All purified 13F6 mAb variants (CHO, ΔXF, agly) were fully assembled as determined by SDS/PAGE and had less than 5% aggregate as determined by HPLC-SEC.

N-Glycan Analysis.

N-glycan analysis was carried out by liquid-chromatography electrospray ionization-mass spectrometry (LC-ESI-MS) of tryptic glycopeptides (35). In short, bands that correspond to the heavy chain in a Coomassie-stained SDS/PAGEs were excised, proteins S alkylated, digested with trypsin, and subsequently analyzed by LC-ESI-MS (35).

Biacore Analyses.

Recombinant human FcγRI and FcγRIII (Sino Biological, China) were immobilized onto the surface of CM5 chips (GE Healthcare) using an amine-coupling kit with a target capture level of 1,000 RUs. Each mAb (diluted in HBS-EP+ buffer; GE Healthcare) was then flowed over the chip at five different concentrations (with the highest concentration having an Rmax between 30 and 80 RUs), and kinetic analyses using BIAEvaluation software were performed (1:1 fit). Fast flow rates and controls (including a flow cell with no receptor, and immobilized receptor with flow of buffer only) were performed to ensure against acquiring mass transfer-limited data. Binding data with HIS-tagged murine Fcγ receptors (Sino Biological) were generated using a NTA sensor chip. Briefly, ∼1,000 RUs of receptor was captured on the chip followed by a flow of h-13F6 mAb at a fixed concentration (5 μg/mL).

C1q Binding ELISA.

The binding of human C1q (Calbiochem, San Diego, CA) to IgG mAb was assessed as described (17). High binding Costar 96-well plates (Cambridge, MA) were coated overnight at 4 °C with various concentrations of mAb diluted in coating buffer (PBS). After blocking (PBS/2% BSA) for 1 h, 2 μg/mL of human C1q was added. The binding of C1q to the mAb was detected by using a 1/1,000 dilution of goat anti-human C1q polyclonal antibody (Calbiochem) followed with a 1/5,000 dilution of rabbit anti-goat (human adsorbed) HRP-conjugated antibody (Southern Biotech, Birmingham, AL). The plates were developed with TMB (KPL, Gaithersburg, MD). The reaction was stopped with 2.5 N H₂SO₄, and the absorbance at 450 nm was measured.

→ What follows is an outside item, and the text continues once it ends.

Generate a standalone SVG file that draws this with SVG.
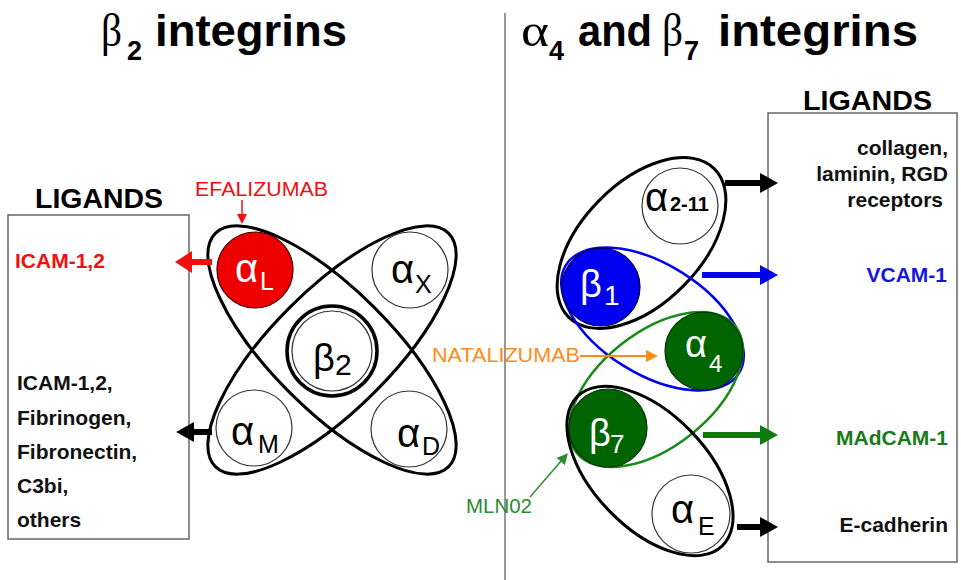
<svg xmlns="http://www.w3.org/2000/svg" width="961" height="580" viewBox="0 0 961 580">
<style>
.t{font-family:"Liberation Sans",Arial,sans-serif}
.b{font-family:"Liberation Sans",Arial,sans-serif;font-weight:bold}
.s{font-family:"Liberation Serif","Times New Roman",serif}
.lp{fill:none;stroke:#000;stroke-width:3}
.c{fill:#fff;stroke:#333;stroke-width:1.2}
.box{fill:#fff;stroke:#666;stroke-width:1.5}
.gl{font-family:"Liberation Sans",Arial,sans-serif;font-size:40px}
.sb{font-family:"Liberation Sans",Arial,sans-serif;font-size:25px}
.lg{font-family:"Liberation Sans",Arial,sans-serif;font-weight:bold;font-size:21px}
.dr{font-family:"Liberation Sans",Arial,sans-serif;font-size:20px}
</style>
<defs>
<marker id="hK" viewBox="0 0 18 20" markerWidth="18" markerHeight="20" refX="2" refY="10" orient="auto" markerUnits="userSpaceOnUse"><path d="M0,0L18,10L0,20z" fill="#000"/></marker>
<marker id="hR" viewBox="0 0 17 22" markerWidth="17" markerHeight="22" refX="2" refY="11" orient="auto" markerUnits="userSpaceOnUse"><path d="M0,0L17,11L0,22z" fill="#f01010"/></marker>
<marker id="hB" viewBox="0 0 18 20" markerWidth="18" markerHeight="20" refX="2" refY="10" orient="auto" markerUnits="userSpaceOnUse"><path d="M0,0L18,10L0,20z" fill="#0000f0"/></marker>
<marker id="hG" viewBox="0 0 18 20" markerWidth="18" markerHeight="20" refX="2" refY="10" orient="auto" markerUnits="userSpaceOnUse"><path d="M0,0L18,10L0,20z" fill="#107a10"/></marker>
<marker id="tR" viewBox="0 0 10 10" markerWidth="10" markerHeight="10" refX="2" refY="5" orient="auto" markerUnits="userSpaceOnUse"><path d="M0,0L10,5L0,10z" fill="#f01010"/></marker>
<marker id="tO" viewBox="0 0 12 12" markerWidth="12" markerHeight="12" refX="2" refY="6" orient="auto" markerUnits="userSpaceOnUse"><path d="M0,0L12,6L0,12z" fill="#ff8c1a"/></marker>
<marker id="tG" viewBox="0 0 11 11" markerWidth="11" markerHeight="11" refX="2" refY="5.5" orient="auto" markerUnits="userSpaceOnUse"><path d="M0,0L11,5.5L0,11z" fill="#2e8b2e"/></marker>
</defs>
<rect width="961" height="580" fill="#fff"/>

<g id="titles">
<text class="s" x="101" y="46" font-size="46" textLength="21" lengthAdjust="spacingAndGlyphs">β</text>
<text class="b" x="127" y="60" font-size="27">2</text>
<text class="b" x="155" y="46" font-size="44" textLength="192" lengthAdjust="spacingAndGlyphs">integrins</text>
<text class="s" x="521" y="46" font-size="46" textLength="28" lengthAdjust="spacingAndGlyphs">α</text>
<text class="b" x="549" y="60" font-size="27">4</text>
<text class="b" x="578" y="46" font-size="44" textLength="74" lengthAdjust="spacingAndGlyphs">and</text>
<text class="s" x="662" y="46" font-size="46" textLength="21" lengthAdjust="spacingAndGlyphs">β</text>
<text class="b" x="684" y="60" font-size="27">7</text>
<text class="b" x="718" y="46" font-size="44" textLength="200" lengthAdjust="spacingAndGlyphs">integrins</text>
<line x1="505" y1="13" x2="505" y2="580" stroke="#555" stroke-width="1.2"/>
</g>

<g id="ligands-left">
<rect class="box" x="8" y="215" width="181" height="324"/>
<text class="b" x="35" y="208" font-size="28" textLength="128" lengthAdjust="spacingAndGlyphs">LIGANDS</text>
<text class="lg" x="15" y="268" fill="#f01010">ICAM-1,2</text>
<text class="lg" x="17" y="390" fill="#111">ICAM-1,2,</text>
<text class="lg" x="17" y="425" fill="#111">Fibrinogen,</text>
<text class="lg" x="17" y="459" fill="#111">Fibronectin,</text>
<text class="lg" x="17" y="493" fill="#111">C3bi,</text>
<text class="lg" x="17" y="527" fill="#111">others</text>
</g>

<g id="ligands-right">
<rect class="box" x="768" y="113" width="189" height="449"/>
<text class="b" x="803" y="110" font-size="28" textLength="129" lengthAdjust="spacingAndGlyphs">LIGANDS</text>
<g text-anchor="end">
<text class="lg" x="948" y="155" fill="#111">collagen,</text>
<text class="lg" x="948" y="181" fill="#111">laminin, RGD</text>
<text class="lg" x="943" y="207" fill="#111">receptors</text>
<text class="lg" x="947" y="282" fill="#1515e0">VCAM-1</text>
<text class="lg" x="948" y="445" fill="#1a7a1a">MAdCAM-1</text>
<text class="lg" x="948" y="532" fill="#111">E-cadherin</text>
</g>
</g>

<g id="beta2-loops">
<ellipse class="lp" cx="332" cy="350" rx="165" ry="60" transform="rotate(45 332 350)"/>
<ellipse class="lp" cx="332" cy="350" rx="165" ry="60" transform="rotate(-45 332 350)"/>
</g>

<g id="alphaL">
<circle cx="255" cy="270" r="38" fill="#ee0000" stroke="#400" stroke-width="1.2"/>
<text class="gl" x="235" y="282" fill="#fff">α</text>
<text class="sb" x="260" y="290" fill="#fff">L</text>
</g>
<g id="alphaX">
<circle class="c" cx="410" cy="270" r="38"/>
<text class="gl" x="391" y="283" fill="#000">α</text>
<text class="sb" x="415" y="293" fill="#000">X</text>
</g>
<g id="alphaM">
<circle class="c" cx="254" cy="428" r="38"/>
<text class="gl" x="231" y="445" fill="#000">α</text>
<text class="sb" x="258" y="453" fill="#000">M</text>
</g>
<g id="alphaD">
<circle class="c" cx="409" cy="429" r="38"/>
<text class="gl" x="397" y="447" fill="#000">α</text>
<text class="sb" x="422" y="455" fill="#000">D</text>
</g>
<g id="beta2">
<circle cx="332" cy="351" r="45" fill="#fff" stroke="#000" stroke-width="3.5"/>
<circle cx="332" cy="351" r="40" fill="none" stroke="#333" stroke-width="1.2"/>
<text class="t" x="313" y="371" font-size="38" fill="#000">β</text>
<text class="t" x="335" y="375" font-size="30" fill="#000">2</text>
</g>

<g id="right-loops">
<ellipse class="lp" cx="641.5" cy="243" rx="104" ry="60" transform="rotate(-45.7 641.5 243)"/>
<ellipse fill="none" stroke="#0000f0" stroke-width="2.5" cx="652.5" cy="319" rx="102" ry="55" transform="rotate(32 652.5 319)"/>
<ellipse fill="none" stroke="#1a8a1a" stroke-width="2.5" cx="656" cy="389.5" rx="101.5" ry="57" transform="rotate(-38.7 656 389.5)"/>
<ellipse class="lp" cx="650" cy="471" rx="104" ry="57" transform="rotate(46 650 471)"/>
</g>

<g id="alpha2-11">
<circle class="c" cx="680" cy="206" r="38"/>
<text class="gl" x="645" y="211" fill="#000">α</text>
<text class="b" x="670" y="211" font-size="20" fill="#000">2-11</text>
</g>
<g id="beta1">
<circle cx="601" cy="287" r="39" fill="#0000f0" stroke="#000030" stroke-width="1.2"/>
<text class="t" x="580" y="297" font-size="38" fill="#fff">β</text>
<text class="t" x="604" y="305" font-size="28" fill="#fff">1</text>
</g>
<g id="alpha4">
<circle cx="704" cy="351" r="39" fill="#006400" stroke="#003000" stroke-width="1.2"/>
<text class="t" x="685" y="357" font-size="38" fill="#fff">α</text>
<text class="t" x="709" y="372" font-size="24" fill="#fff">4</text>
</g>
<g id="beta7">
<circle cx="608" cy="428" r="39" fill="#006400" stroke="#003000" stroke-width="1.2"/>
<text class="t" x="589" y="446" font-size="38" fill="#fff">β</text>
<text class="t" x="610" y="453" font-size="26" fill="#fff">7</text>
</g>
<g id="alphaE">
<circle class="c" cx="691" cy="514" r="39"/>
<text class="gl" x="671" y="523" fill="#000">α</text>
<text class="sb" x="698" y="535" fill="#000">E</text>
</g>

<g id="drugs">
<text class="dr" x="195" y="196" fill="#f01010" textLength="133" lengthAdjust="spacingAndGlyphs">EFALIZUMAB</text>
<text class="dr" x="432" y="362" fill="#ff8c1a" textLength="148" lengthAdjust="spacingAndGlyphs">NATALIZUMAB</text>
<text class="dr" x="466" y="513" fill="#2e8b2e" textLength="66" lengthAdjust="spacingAndGlyphs">MLN02</text>
</g>

<g id="connectors">
<line x1="212" y1="262" x2="190" y2="262" stroke="#f01010" stroke-width="6" marker-end="url(#hR)"/>
<line x1="212" y1="432" x2="192" y2="432" stroke="#000" stroke-width="6" marker-end="url(#hK)"/>
<line x1="725" y1="183" x2="762" y2="183" stroke="#000" stroke-width="6" marker-end="url(#hK)"/>
<line x1="702" y1="275" x2="762" y2="275" stroke="#0000f0" stroke-width="6" marker-end="url(#hB)"/>
<line x1="703" y1="435" x2="762" y2="435" stroke="#107a10" stroke-width="6" marker-end="url(#hG)"/>
<line x1="737" y1="527" x2="762" y2="527" stroke="#000" stroke-width="6" marker-end="url(#hK)"/>
<line x1="242" y1="200" x2="242" y2="216" stroke="#f01010" stroke-width="1.5" marker-end="url(#tR)"/>
<line x1="580" y1="356" x2="648" y2="356" stroke="#ff8c1a" stroke-width="2" marker-end="url(#tO)"/>
<line x1="530" y1="497" x2="562" y2="460" stroke="#2e8b2e" stroke-width="1.5" marker-end="url(#tG)"/>
</g>
</svg>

Virus, Animals, and Infections.

Mouse-adapted EBOV virus was obtained from Mike Bray (36). Female C57BL/6 or BALB/c mice (5-8 wk old) were obtained from the National Cancer Institute (Frederick, MD) and housed under specific pathogen-free conditions. mAbs were delivered by i.p. injection 1 d before challenge. For infection, mice were inoculated i.p. with 1,000 PFU (30,000 LD₅₀) of mouse-adapted EBOV virus in a biosafety level 4 (BSL-4) laboratory. Animals were observed at least daily for 28 d after exposure to the virus. Research was conducted in compliance with the Animal Welfare Act and other federal statutes and regulations relating to animals and experiments involving animals, and adheres to principles stated in the Guide for the Care and Use of Laboratory Animals, National Research Council (1996). The facility where this research was conducted is fully accredited by the Association for the Assessment and Accreditation of Laboratory Animal Care International.

Statistics.

Survival curves were analyzed with the log-rank (Mantel–Cox) test. Affinities were compared with an unpaired t test (two-sided). Logistic regression models were used to obtain the point estimate and confidence interval for ED₅₀ where the dependent variable was the logit of the probability of survival, and the independent variable was the log of dose. ED₅₀ was estimated by using negative of the ratio of the model's intercept to the slope (the regression estimate of the log dose). The SE of the estimated ED₅₀ was calculated using the model's variance–covariance matrix of the estimated intercept and slope. Relative potency, a quantity defined as the ratio of two ED₅₀ and its 95% confidence interval were estimated using logistic regression models with two intercepts, and a common slope (for the two compared assays), under the assumption of parallel lines. The estimate of the relative potency was the ratio of the difference of the two intercepts to the slope estimate. Fieller's theorem (37) was used to derive the 95% confidence interval for the relative potency estimate. All analyses were performed using Prism software (GraphPad) and SAS software (38).